What you have to do:
In the entries below, count every line containing "this". Return the number and nothing else.

Material to process:

☆ ☆ ☆

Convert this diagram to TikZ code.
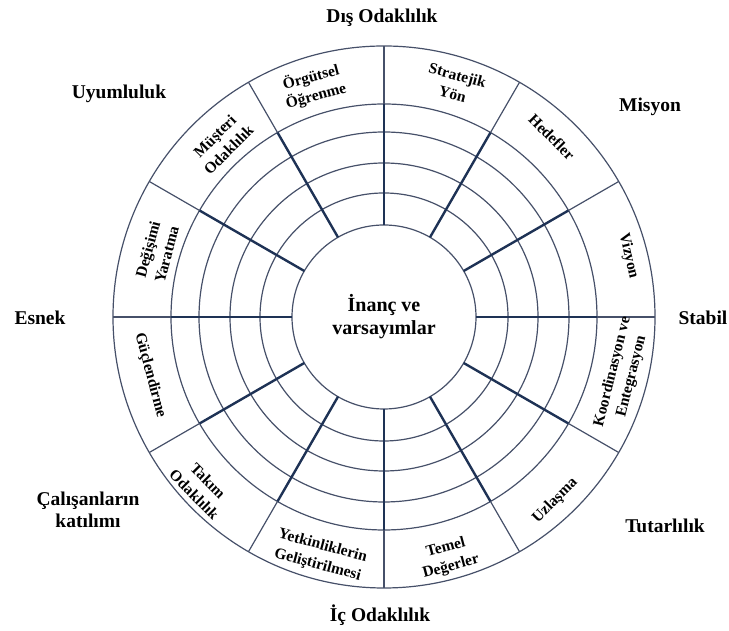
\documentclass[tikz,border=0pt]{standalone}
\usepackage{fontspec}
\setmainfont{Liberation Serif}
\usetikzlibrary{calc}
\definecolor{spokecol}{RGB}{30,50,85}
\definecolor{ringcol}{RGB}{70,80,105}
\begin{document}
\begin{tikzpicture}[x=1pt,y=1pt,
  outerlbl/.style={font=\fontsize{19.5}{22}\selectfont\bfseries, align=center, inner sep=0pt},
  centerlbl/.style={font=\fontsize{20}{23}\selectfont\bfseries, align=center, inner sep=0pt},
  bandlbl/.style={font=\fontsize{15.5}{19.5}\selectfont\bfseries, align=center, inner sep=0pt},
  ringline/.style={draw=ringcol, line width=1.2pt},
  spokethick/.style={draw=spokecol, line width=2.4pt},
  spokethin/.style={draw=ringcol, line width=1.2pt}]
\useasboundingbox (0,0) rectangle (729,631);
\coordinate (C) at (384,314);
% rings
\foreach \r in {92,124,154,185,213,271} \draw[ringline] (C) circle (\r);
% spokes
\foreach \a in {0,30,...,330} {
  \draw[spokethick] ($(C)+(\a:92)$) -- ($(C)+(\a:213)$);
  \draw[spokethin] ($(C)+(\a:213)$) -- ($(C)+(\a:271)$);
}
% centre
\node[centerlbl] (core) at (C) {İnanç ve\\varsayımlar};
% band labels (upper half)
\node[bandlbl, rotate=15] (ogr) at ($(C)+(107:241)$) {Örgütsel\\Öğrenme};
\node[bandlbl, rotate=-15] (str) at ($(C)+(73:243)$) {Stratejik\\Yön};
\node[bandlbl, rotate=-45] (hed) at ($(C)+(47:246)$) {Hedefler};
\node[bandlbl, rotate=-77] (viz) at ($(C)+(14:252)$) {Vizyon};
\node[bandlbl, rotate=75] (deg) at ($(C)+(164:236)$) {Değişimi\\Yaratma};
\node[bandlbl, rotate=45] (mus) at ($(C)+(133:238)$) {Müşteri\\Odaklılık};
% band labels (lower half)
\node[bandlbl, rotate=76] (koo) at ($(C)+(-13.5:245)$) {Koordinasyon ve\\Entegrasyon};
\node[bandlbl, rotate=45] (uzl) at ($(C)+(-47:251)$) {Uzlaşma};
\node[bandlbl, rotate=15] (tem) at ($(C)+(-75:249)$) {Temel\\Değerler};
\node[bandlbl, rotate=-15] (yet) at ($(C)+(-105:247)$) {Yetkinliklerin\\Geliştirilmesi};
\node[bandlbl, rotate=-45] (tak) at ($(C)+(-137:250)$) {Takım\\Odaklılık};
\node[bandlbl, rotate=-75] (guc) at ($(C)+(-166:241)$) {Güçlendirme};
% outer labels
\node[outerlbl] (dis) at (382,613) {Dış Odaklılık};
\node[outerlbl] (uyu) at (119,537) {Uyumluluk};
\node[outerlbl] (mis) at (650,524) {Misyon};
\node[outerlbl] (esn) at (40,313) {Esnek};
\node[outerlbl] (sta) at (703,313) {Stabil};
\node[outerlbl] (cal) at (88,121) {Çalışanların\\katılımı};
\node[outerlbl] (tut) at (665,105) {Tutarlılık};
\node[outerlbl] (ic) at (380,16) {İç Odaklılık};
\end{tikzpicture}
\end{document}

☆ ☆ ☆

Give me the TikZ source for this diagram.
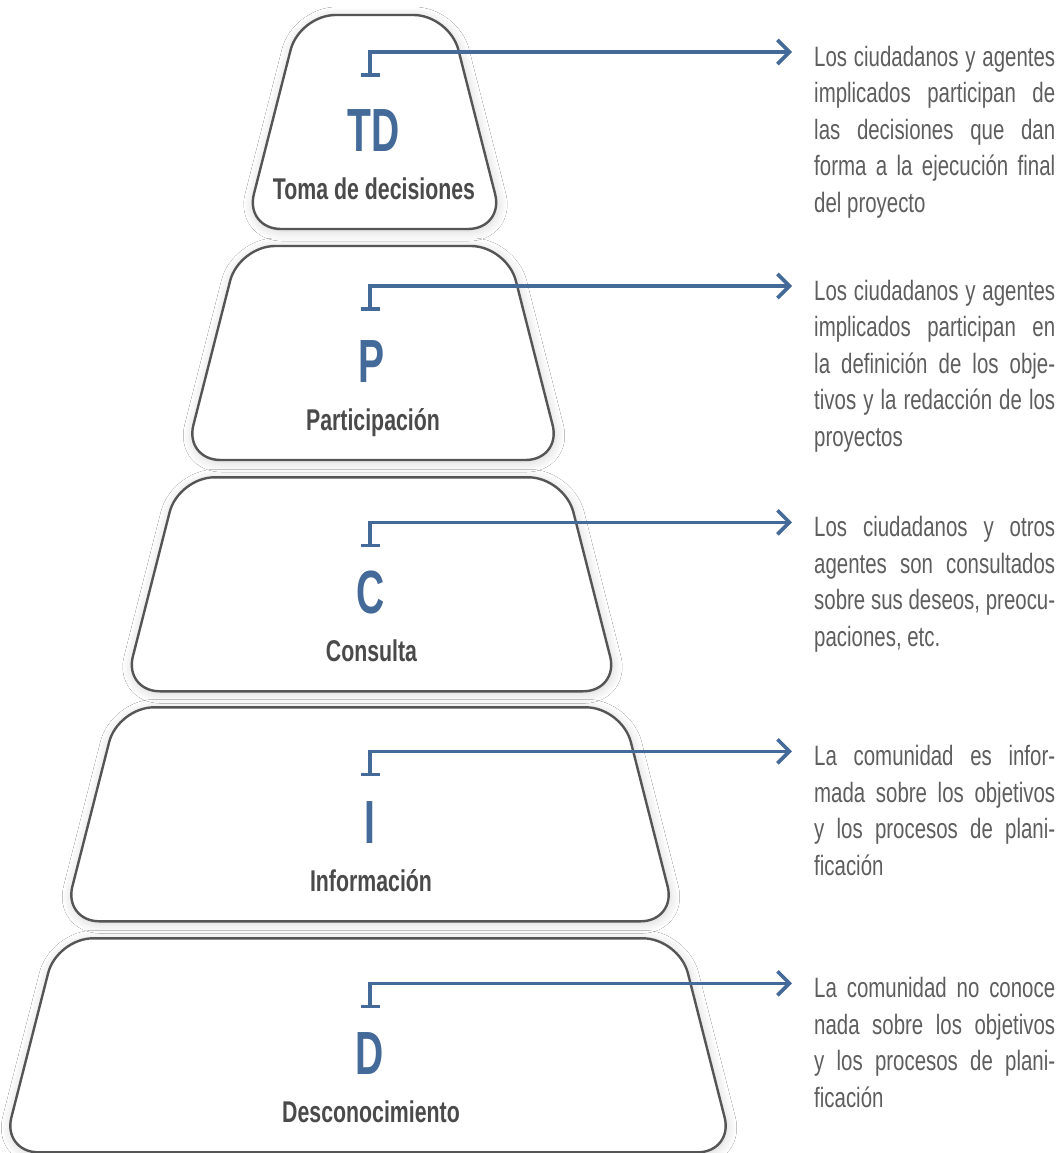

☆ ☆ ☆

Solved problem:
2